Report how many lines include the word "matplotlib", and nothing besides that number.

[START DATA EXCERPT]

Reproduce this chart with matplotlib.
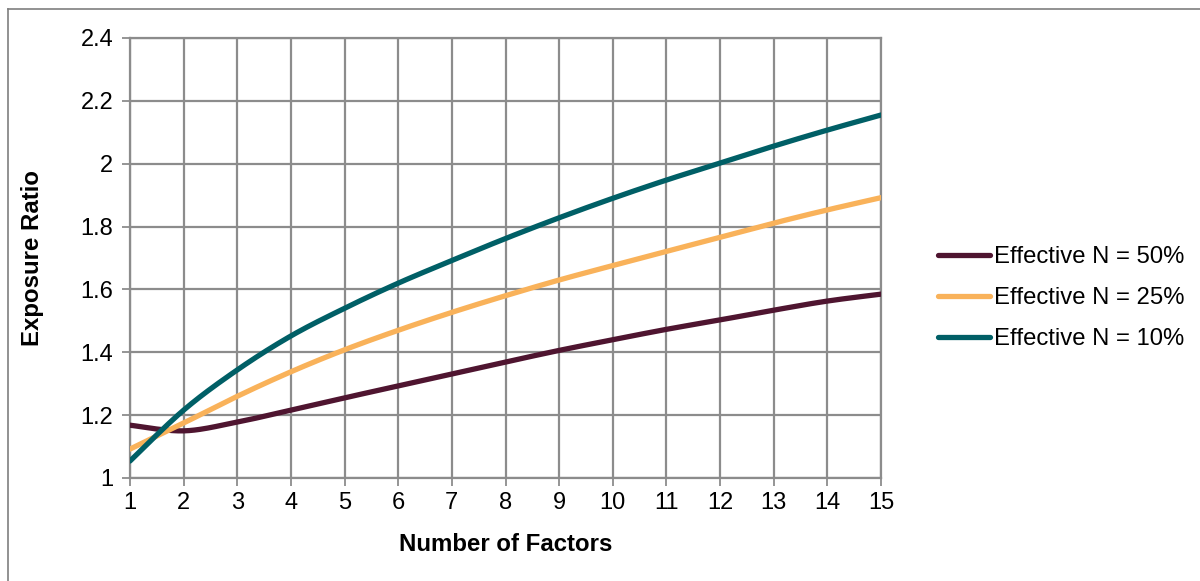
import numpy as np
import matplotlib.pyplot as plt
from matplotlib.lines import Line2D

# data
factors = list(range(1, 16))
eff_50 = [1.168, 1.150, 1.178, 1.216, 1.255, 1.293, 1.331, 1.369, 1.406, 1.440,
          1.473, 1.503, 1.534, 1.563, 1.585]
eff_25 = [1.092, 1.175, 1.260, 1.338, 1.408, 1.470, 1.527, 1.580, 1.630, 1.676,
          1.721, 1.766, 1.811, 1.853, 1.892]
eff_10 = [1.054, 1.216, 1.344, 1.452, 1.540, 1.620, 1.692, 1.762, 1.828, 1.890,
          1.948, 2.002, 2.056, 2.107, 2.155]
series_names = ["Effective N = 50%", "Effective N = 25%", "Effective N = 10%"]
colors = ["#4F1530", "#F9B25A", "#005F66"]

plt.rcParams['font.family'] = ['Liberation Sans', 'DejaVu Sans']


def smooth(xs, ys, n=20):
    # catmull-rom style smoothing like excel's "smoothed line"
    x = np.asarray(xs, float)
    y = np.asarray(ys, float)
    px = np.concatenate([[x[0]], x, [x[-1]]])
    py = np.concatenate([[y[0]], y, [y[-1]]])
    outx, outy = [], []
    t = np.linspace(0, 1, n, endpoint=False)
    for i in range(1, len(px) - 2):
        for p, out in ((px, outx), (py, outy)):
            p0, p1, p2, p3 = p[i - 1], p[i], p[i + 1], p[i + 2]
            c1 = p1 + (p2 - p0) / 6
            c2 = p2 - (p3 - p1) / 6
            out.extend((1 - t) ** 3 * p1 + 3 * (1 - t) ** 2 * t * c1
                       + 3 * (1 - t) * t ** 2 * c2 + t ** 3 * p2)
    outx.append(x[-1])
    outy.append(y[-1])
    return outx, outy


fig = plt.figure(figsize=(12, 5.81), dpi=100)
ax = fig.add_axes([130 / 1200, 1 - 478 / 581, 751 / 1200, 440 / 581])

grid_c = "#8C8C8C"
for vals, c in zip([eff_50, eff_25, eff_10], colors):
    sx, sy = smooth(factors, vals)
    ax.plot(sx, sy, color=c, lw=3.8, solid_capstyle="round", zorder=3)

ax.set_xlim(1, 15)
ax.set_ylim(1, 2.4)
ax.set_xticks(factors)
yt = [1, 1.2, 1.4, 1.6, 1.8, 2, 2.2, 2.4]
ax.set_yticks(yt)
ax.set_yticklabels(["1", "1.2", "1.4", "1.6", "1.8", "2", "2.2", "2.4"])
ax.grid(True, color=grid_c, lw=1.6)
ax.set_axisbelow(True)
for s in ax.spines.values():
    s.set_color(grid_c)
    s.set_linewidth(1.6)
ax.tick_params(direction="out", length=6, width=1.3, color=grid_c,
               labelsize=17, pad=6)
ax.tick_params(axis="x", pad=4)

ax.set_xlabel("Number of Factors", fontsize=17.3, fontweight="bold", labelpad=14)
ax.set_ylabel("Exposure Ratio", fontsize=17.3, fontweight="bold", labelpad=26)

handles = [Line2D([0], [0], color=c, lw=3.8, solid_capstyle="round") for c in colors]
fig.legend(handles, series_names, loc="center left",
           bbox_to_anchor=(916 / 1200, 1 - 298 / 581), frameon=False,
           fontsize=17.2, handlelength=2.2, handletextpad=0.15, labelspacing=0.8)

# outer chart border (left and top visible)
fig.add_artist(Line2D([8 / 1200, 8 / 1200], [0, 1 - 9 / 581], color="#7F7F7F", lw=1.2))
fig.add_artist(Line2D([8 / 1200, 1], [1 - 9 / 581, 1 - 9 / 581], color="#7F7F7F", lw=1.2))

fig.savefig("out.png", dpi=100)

[END DATA EXCERPT]

- _THE COMPLETED TASK_:
3